EXERCISE PROMPT: Retype exactly what runs from the first line of the data to the line with "import plotly.graph_objects as go", keeping both of those lines and skipping pictures.

RECORDED INFORMATION:
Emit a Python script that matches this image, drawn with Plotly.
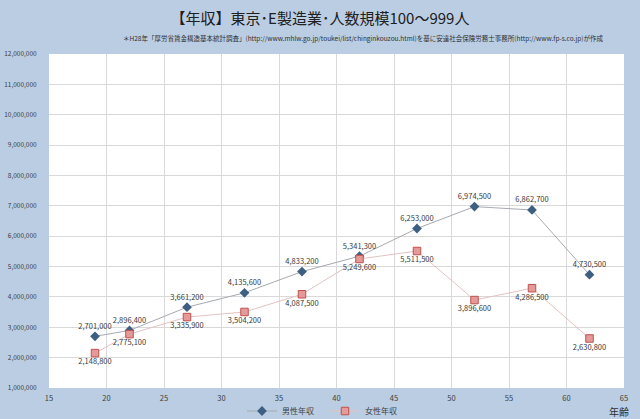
import plotly.graph_objects as go

ages = [19, 22, 27, 32, 37, 42, 47, 52, 57, 62]
male = [2701000, 2896400, 3661200, 4135600, 4833200, 5341300, 6253000, 6974500, 6862700, 4730500]
female = [2148800, 2775100, 3335900, 3504200, 4087500, 5249600, 5511500, 3896600, 4286500, 2630800]

font = "Noto Sans CJK JP"
W, H = 640, 419
L, R, T, B = 49, 16, 54, 31
pw = W - L - R
ph = H - T - B

fig = go.Figure()
fig.add_trace(go.Scatter(
    x=ages, y=male, mode="lines+markers+text", name="男性年収",
    line=dict(color="#a6aab0", width=1),
    marker=dict(symbol="diamond", size=7.5, color="#3d5f82"),
    text=[f"{v:,}" for v in male], textposition="top center",
    textfont=dict(size=7.5, color="#3a3a3a", family=font),
))
fig.add_trace(go.Scatter(
    x=ages, y=female, mode="lines+markers+text", name="女性年収",
    line=dict(color="#e3c2c2", width=1),
    marker=dict(symbol="square", size=7.5, color="#e39a98", line=dict(color="#c0504d", width=1)),
    text=[f"{v:,}" for v in female], textposition="bottom center",
    textfont=dict(size=7.5, color="#3a3a3a", family=font),
))
fig.update_layout(
    width=W, height=H,
    paper_bgcolor="#bacde3", plot_bgcolor="white",
    margin=dict(l=L, r=R, t=T, b=B, autoexpand=False),
    font=dict(family=font, size=7, color="#404040"),
    showlegend=True,
    legend=dict(orientation="h", x=(242 - L) / pw, xanchor="left", y=-(411 - (T + ph)) / ph, yanchor="middle",
                entrywidth=38, entrywidthmode="pixels",
                font=dict(size=8, color="#404040"), bgcolor="rgba(0,0,0,0)"),
    title=dict(text="【年収】東京･E製造業･人数規模100～999人", x=0.5, xanchor="center",
               y=1 - 19 / H, yanchor="middle", font=dict(size=15, color="#202020", family=font)),
    annotations=[
        dict(text="＊H28年「厚労省賃金構造基本統計調査」(http://www.mhlw.go.jp/toukei/list/chinginkouzou.html)を基に安達社会保険労務士事務所(http://www.fp-s.co.jp)が作成",
             x=(364 - L) / pw, y=1 + (T - 38) / ph, xref="paper", yref="paper", showarrow=False,
             xanchor="center", yanchor="middle", font=dict(size=6.5, color="#303030")),
        dict(text="年齢", x=(631 - L) / pw, y=-(411 - (T + ph)) / ph, xref="paper", yref="paper",
             showarrow=False, font=dict(size=10, color="#303030"), xanchor="right", yanchor="middle"),
    ],
)

fig.update_xaxes(range=[15, 65], dtick=5, showgrid=True, gridcolor="#d9d9d9", zeroline=False,
                 ticks="outside", ticklen=3, tickcolor="rgba(0,0,0,0)",
                 tickfont=dict(size=7.5, color="#404040"), showline=False)
fig.update_yaxes(range=[1000000, 12000000], dtick=1000000, tickformat=",d", showgrid=True,
                 gridcolor="#d9d9d9", zeroline=False, ticks="outside", ticklen=10, tickcolor="rgba(0,0,0,0)",
                 tickfont=dict(size=6.5, color="#404040"), showline=False)
fig.write_html("out.html", config={"displayModeBar": False},
               post_script="document.body.style.margin='0';document.body.style.background='#bacde3';")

SOLUTION TO THE EXERCISE:
Emit a Python script that matches this image, drawn with Plotly.
import plotly.graph_objects as go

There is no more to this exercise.